Every organization would benefit from executing their business with efficiency, and sport organizations are no exception. Due to the saturated market, it is especially important for sport organizations to function with maximum efficiency and to make smart business decisions. Today, business decisions are not done with hunches; but they are based on analytics. Davenport and Harris (2007) defined analytics as “the extensive use of data, statistical and quantitative analysis, explanatory and predictive models, and fact based management to derive decisions and actions” (p.7).
The sport organizations with the analytical mindset generate and collect data through various internal and external sources, and analyze business performance to derive insights and make fact-based decisions to create competitive advantage, and increase the effectiveness and efficiency of the organization. Sport organizations could utilize analytics in certain functional areas or organization-wide. Most commonly, sport organizations use analytics to:
• analyze athlete performance to make decisions on the starting line-up, game plans and which players to sign/draft/trade;
• predict and prevent player injuries;
• assess value of athletes to their brand;
• examine effectiveness of various marketing activities;
• segment existing fans and estimate their value;
• predict retention of fans; and
• develop an incident prevention model based on past incidents.
While the benefit of analytics to a sport organization is obvious, what “data” is might not be so clear to all. Let’s turn our focus to understanding what data is and some important concepts about it.
Data is information in a variety of forms such as numbers, words, pictures, video, measurements, observations, and so on. It can be raw and unorganized, or also transformed into a format that is useable. Today, sport organizations have access to a vast amount of data including transactional data (e.g. sales, cost and inventory), non-operational data (e.g. industry sales, macroeconomic data) and meta-data (e.g. data definitions) (Frand, n.d.). In order to achieve benefits from analytics and make good decisions, organizations should begin the process by asking questions about data before jumping into data collection, and should utilize systematically assembled data (Davenport & Harris, 2007):
This will be dependent on the objectives of the organization and the questions they want to answer in the pursuit of achieving their objectives. Every organization sets business objectives to gain a competitive advantage in the market place, and these objectives are based on the current status of the sport property in the market, what they want to accomplish, and their resources and competencies.
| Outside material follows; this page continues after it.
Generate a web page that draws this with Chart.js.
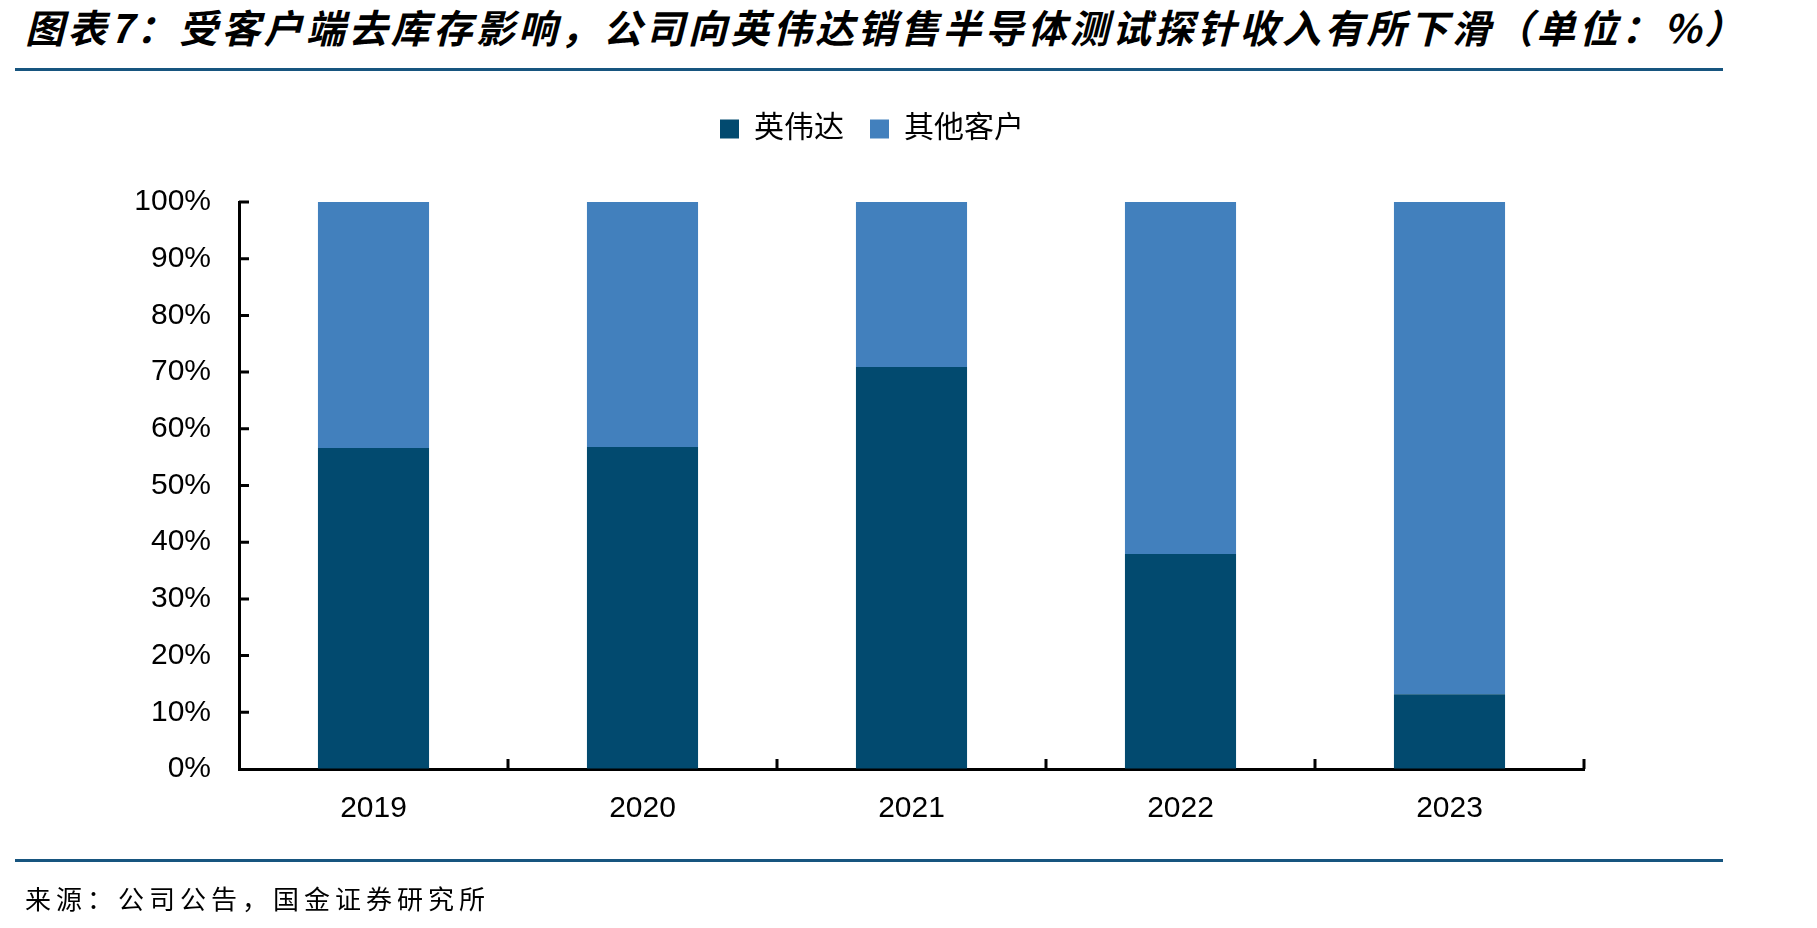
<!DOCTYPE html>
<html>
<head>
<meta charset="utf-8">
<script src="https://cdn.jsdelivr.net/npm/chart.js@4.4.1/dist/chart.umd.min.js"></script>
<style>
  html, body { margin: 0; padding: 0; background: #fff; }
  body { width: 1817px; height: 928px; position: relative; overflow: hidden; }
  #title {
    position: absolute; left: 25px; top: 1px; height: 50px; line-height: 50px;
    font-family: "Noto Sans CJK SC", sans-serif; font-weight: bold; font-style: italic;
    font-size: 39px; color: #000; white-space: nowrap;
  }
  .rule { position: absolute; left: 15px; width: 1708px; height: 3px; background: #17557f; }
  #footer {
    position: absolute; left: 25px; top: 880px; line-height: 36px;
    font-family: "Noto Sans CJK SC", sans-serif; font-size: 26px; color: #000;
    letter-spacing: 5px; white-space: nowrap;
  }
  #wrap { position: absolute; left: 0; top: 0; width: 1817px; height: 928px; }
</style>
</head>
<body>
<div id="title">图表7：受客户端去库存影响，公司向英伟达销售半导体测试探针收入有所下滑（单位：%）</div>
<div class="rule" style="top:68px"></div>
<div id="wrap"><canvas id="c"></canvas></div>
<div class="rule" style="top:859px"></div>
<div id="footer">来源：公司公告，国金证券研究所</div>
<script>
// 数据
const years = ['2019', '2020', '2021', '2022', '2023'];
const nvidia = [56.6, 56.8, 70.9, 37.9, 13.2];     // 英伟达
const others = [43.4, 43.2, 29.1, 62.1, 86.8];     // 其他客户
const yTicks = [0, 10, 20, 30, 40, 50, 60, 70, 80, 90, 100];

// 标题铺满宽度
const t = document.getElementById('title');
const n = t.textContent.length;
const w = t.getBoundingClientRect().width;
t.style.letterSpacing = ((1722 - w) / n) + 'px';

const numFont = '"Liberation Sans", Arial, "Noto Sans CJK SC", sans-serif';

// 轴线内侧的短刻度
const innerTicks = {
  id: 'innerTicks',
  afterDraw(chart) {
    const { ctx, chartArea: a, scales: { x, y } } = chart;
    ctx.save();
    ctx.strokeStyle = '#000';
    ctx.lineWidth = 3;
    ctx.beginPath();
    yTicks.forEach(v => {
      if (v === 0) return;
      const py = y.getPixelForValue(v);
      ctx.moveTo(a.left, py);
      ctx.lineTo(a.left + 10, py);
    });
    for (let i = 0; i < years.length; i++) {
      const px = x.getPixelForValue(i + 0.5);
      ctx.moveTo(px, a.bottom);
      ctx.lineTo(px, a.bottom - 10);
    }
    ctx.stroke();
    ctx.restore();
  }
};

new Chart(document.getElementById('c'), {
  type: 'bar',
  data: {
    labels: years,
    datasets: [
      { label: '英伟达', data: nvidia, backgroundColor: '#024a6f', categoryPercentage: 1, barPercentage: 0.413 },
      { label: '其他客户', data: others, backgroundColor: '#4280bd', categoryPercentage: 1, barPercentage: 0.413 }
    ]
  },
  options: {
    responsive: true,
    maintainAspectRatio: false,
    animation: false,
    layout: { padding: { left: 100, right: 173, top: 88, bottom: 99 } },
    plugins: {
      legend: {
        position: 'top',
        labels: {
          boxWidth: 19, boxHeight: 19, padding: 26, color: '#000',
          font: { family: numFont, size: 30 }
        }
      },
      // 图例与绘图区之间的空白
      subtitle: {
        display: true, text: '', weight: 500,
        font: { size: 1, lineHeight: 1 },
        padding: { top: 47, bottom: 0 }
      },
      // 右侧留白，使图例居中位置与原图一致
      title: {
        display: true, text: '', position: 'right',
        font: { size: 1, lineHeight: 1 },
        padding: { top: 0, bottom: 59 }
      },
      tooltip: { enabled: false }
    },
    scales: {
      x: {
        stacked: true,
        grid: { display: true, drawOnChartArea: false, drawTicks: false },
        border: { display: true, color: '#000', width: 3 },
        ticks: { color: '#000', padding: 22, font: { family: numFont, size: 30 } },
        afterFit(s) { s.height = 60; }
      },
      y: {
        stacked: true,
        min: 0, max: 100,
        grid: { display: true, drawOnChartArea: false, drawTicks: false },
        border: { display: true, color: '#000', width: 3 },
        ticks: {
          stepSize: 10, color: '#000', padding: 28,
          font: { family: numFont, size: 30 },
          callback: v => v + '%'
        },
        afterFit(s) { s.width = 139; }
      }
    }
  },
  plugins: [innerTicks]
});
</script>
</body>
</html>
Based on these components, organizations set functional objectives and identify operational metrics to measure their performance in achieving the objectives. For example, if a fitness facility aims to have a set number of active memberships monthly, they can simply count the number of memberships. While the number of memberships shows if they met their goal or not, this might not provide enough information to the administrators especially if the facility didn’t meet the goal. Looking at retention rate for current members and the number of new memberships acquired would provide more detailed insights on why they failed to meet their goal. As you see a variety of data is relevant in answering one question, and data will provide insights only if you start with a question and collect relevant data.
Based on the type of data needed, the source of data will change. Sport organizations can obtain data both from internal sources and external sources. Internal data could be gathered from finance, manufacturing, research and development, and human resources departments. Marketing departments can also provide internal data such as Return on Investment (ROI) metrics of advertisements (more details are provided in Chapter 4
). External data could be gathered from suppliers and customers, and also could be purchased from a third party such as Nielsen TV ratings or Scarborough customer data.
Once the type of data needed and how to acquire it are decided, the next question to tackle is how much data is needed? The answer to this question is “it depends.” In some cases, a sport organization might have data of an entire population, whereas in other cases they can only access a sample. How much data one needs is especially important when analysis is done with data collected from a sample that requires power analysis to identify adequate sample size. In addition to sample size, representativeness of the sample is also an important concern for the accuracy of findings. These concepts will be covered in more detail in the “Some key statistical concepts” section of this chapter.
The next step that requires attention is the quality of the data. A large data set is not always the answer. Quality data is needed to achieve valid and reliable results. Some of the important aspects of data quality are completeness, accuracy, consistency, and currency.
• Completeness: Availability of all necessary and relevant data.
• Accuracy: Reflecting real-life situations and being precise.
• Consistency: Being consistent between systems with common definitions and standardization, and avoiding duplicate records in data.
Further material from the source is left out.